Choices, which opened in 1999, has guided three dozen families through its hospice.
"What hospice really means is that we're going to share this with you. We're going to bear it with you," Stringfield told her.
"Who's your support system?" he asked.
Danielle tried to think. She and her boyfriend, Lee, had broken up and he had moved out. Her friends avoided talking about the twins. Danielle spoke with her mom sometimes, but she was ashamed to ask for much help; she had made her own bad choices in life and she wanted to set things right herself.
"I have nobody," she finally said.
Stringfield reached over to rub her arm. "You have us."
They talked for more than an hour. Stringfield asked Danielle about her fears, finances, even her heartburn, and listened attentively, jotting notes. Finally, he led her into the clinic's darkened sonogram room. Danielle was so worn out, she barely looked as Tammy squirted ultrasound gel on her stomach in the shape of a smile.
Then the twins appeared on the screen in blurry black and white.
"There's Lee!" Tammy called. "There's his leg and his knee and his little fist."
Danielle's jaw unclenched. Staring at her son's curled fingers, she beamed, eyes glistening.

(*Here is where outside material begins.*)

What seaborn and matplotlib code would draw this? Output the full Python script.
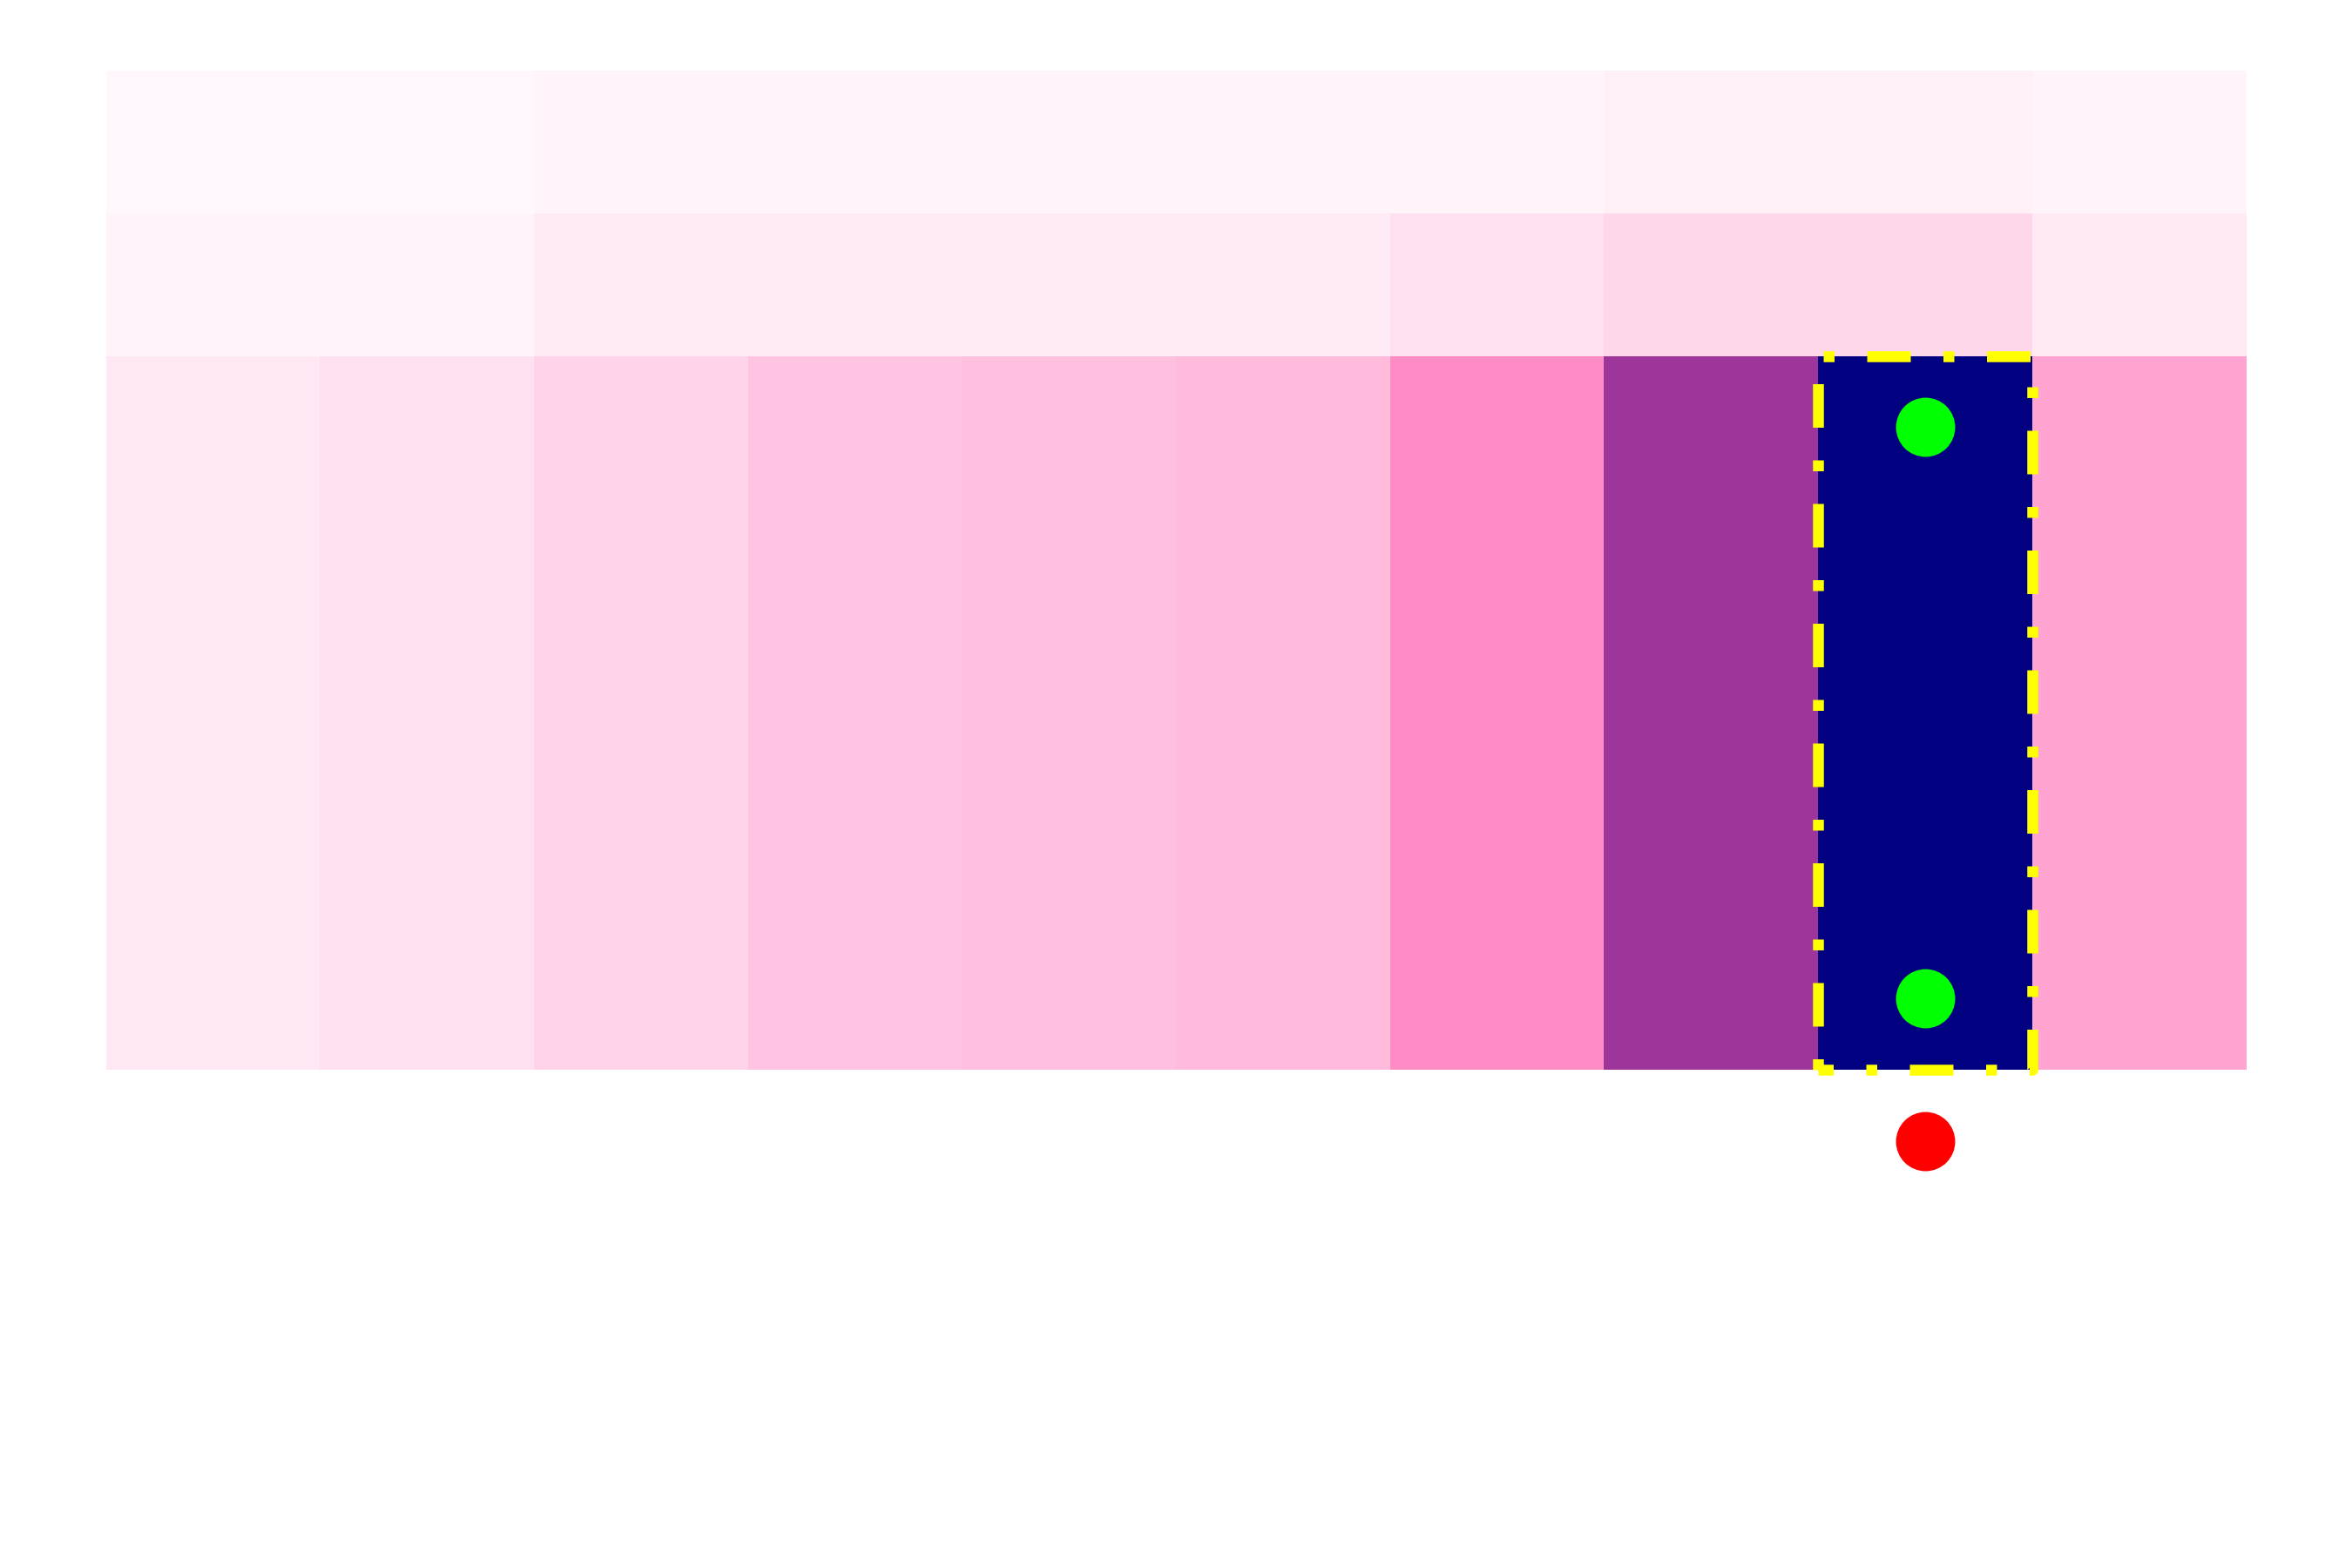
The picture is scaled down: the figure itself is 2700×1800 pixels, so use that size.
import numpy as np
import pandas as pd
import matplotlib
matplotlib.use("Agg")
import matplotlib.pyplot as plt
import seaborn as sns
from matplotlib.colors import LinearSegmentedColormap

# cell values (0 = white, 1 = navy)
row_0 = [0.025, 0.025, 0.033, 0.033, 0.033, 0.033, 0.033, 0.045, 0.045, 0.035]
row_1 = [0.035, 0.035, 0.060, 0.060, 0.060, 0.060, 0.090, 0.120, 0.120, 0.065]
row_mid = [0.070, 0.092, 0.125, 0.175, 0.185, 0.205, 0.340, 0.690, 1.000, 0.270]
row_empty = [0.0] * 10

grid = [row_0, row_1, row_mid, row_mid, row_mid, row_mid, row_mid,
        row_empty, row_empty, row_empty]

# highlighted column and rows
box_col = 8
box_rows = (2, 7)
green_cols = [8, 8]
green_rows = [2, 6]
red_cols = [8]
red_rows = [7]

data = pd.DataFrame(np.array(grid))

cmap = LinearSegmentedColormap.from_list("pinknavy", ["#ffffff", "#ff55aa", "#000080"])

fig = plt.figure(figsize=(9, 6), dpi=300)
ax = fig.add_axes([0.045, 0.045, 0.91, 0.91])

sns.heatmap(data, cmap=cmap, vmin=0, vmax=1, cbar=False,
            xticklabels=False, yticklabels=False, ax=ax)

# dashed box round the highlighted cells
c = box_col
r0, r1 = box_rows
ax.plot([c, c, c + 1, c + 1, c], [r1, r0, r0, r1, r1],
        color="yellow", lw=3, linestyle=(0, (1, 3, 4, 3)), zorder=3)

# markers at cell centres
ax.plot(np.array(green_cols) + 0.5, np.array(green_rows) + 0.5, "o",
        color="#00ff00", ms=16.3, mec="none", zorder=4)
ax.plot(np.array(red_cols) + 0.5, np.array(red_rows) + 0.5, "o",
        color="red", ms=16.3, mec="none", zorder=4)

ax.set_xlabel("")
ax.set_ylabel("")

plt.savefig("out.png", dpi=300)
plt.close()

"Want to hear his heartbeat?" A rhythmic whoosh filled the room.
"My baby," Danielle said, her voice swollen. "No matter what, that's my baby."
Tammy switched off the heartbeat and Danielle looked back at the screen. "I don't ever want to forget him," she said. "Memories fade. I don't want to forget."
The dream came on an early October morning, after another restless night.
Danielle saw herself holding baby Lee. She wanted to show him off to her friends, but all she could say, over and over, was that he would soon die. Then she was trying to get him to nurse. She was frantic to keep him awake.
The dream shifted; she was at home. Lee rolled off the couch before she could stop him, bloodying his mouth and his nose.